In a statement posted on its website, USPS stated, “Starting from February 5, 2025, the United States Postal Service will continue to accept all international inbound mail and packages from China Post and Hongkong Post. USPS is working closely with Customs and Border Protection to implement effective tariff collection mechanisms from China to minimize disruptions to package delivery.”
On Tuesday evening, USPS had announced the suspension of services for inbound packages from China and Hong Kong until further notice without providing a specific reason for the decision.
Last Saturday, President Trump imposed a 10% tariff on all Chinese goods. As part of the tariffs, Trump also closed a nearly century-old trade loophole known as the “De minimis” rule. This loophole allowed exporters to send packages worth less than $800 to the US duty-free.
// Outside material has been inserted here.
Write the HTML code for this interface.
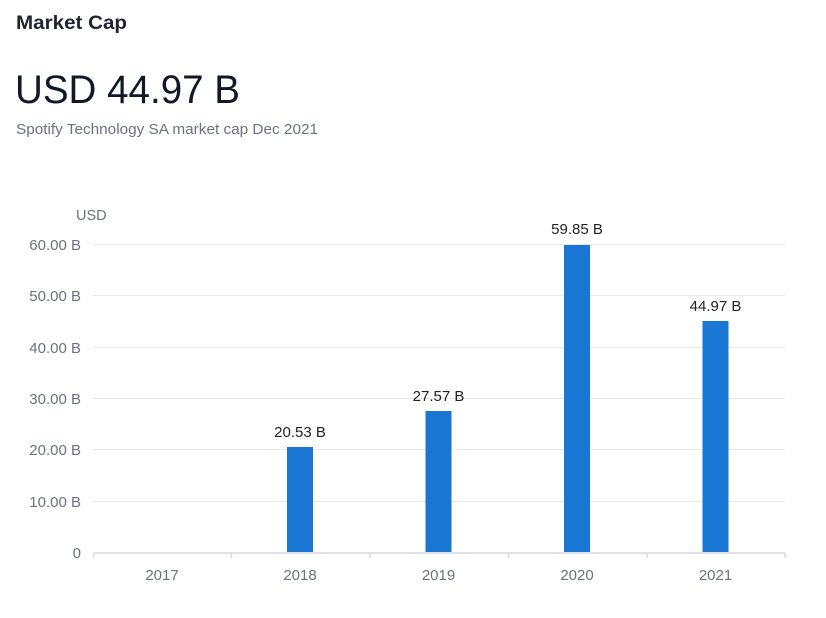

The elimination of the De minimis exemption will impact Chinese e-commerce companies Temu and Shein, which have heavily relied on this service to directly mail inexpensive clothing, furniture, and electronics from China. The previous exemption allowed these Chinese enterprises to maintain lower costs. The US Customs and Border Protection previously stated that they process over 4 million “De minimis” imports on average each week.
Critics argue that the trade loophole has facilitated the entry of illegal drugs like fentanyl into the United States. Trade officials have also expressed concerns that goods transported via small packages undergo less scrutiny, raising worries about counterfeit and unsafe products.
According to the Associated Press, Jacob Cooke, CEO of e-commerce marketing agency WPIC Marketing+Technologies, stated that the continued suspension of processing inbound packages and mail from China and Hong Kong by USPS could significantly impact Shein and Temu, among other Chinese e-commerce companies, with Shein potentially facing the greater impact due to its reliance on USPS for direct deliveries from China to consumers.
“These two companies hold significant market shares in the United States. Compared to Temu, Shein heavily relies on USPS to ship directly from China to consumers. Losing this channel would force them to rely more on private carriers,” Cooke remarked.
“This would increase logistics costs, especially after Trump recently revoked most products’ ‘De minimis’ exemption from China, potentially weakening the price advantage Shein holds,” Cooke added.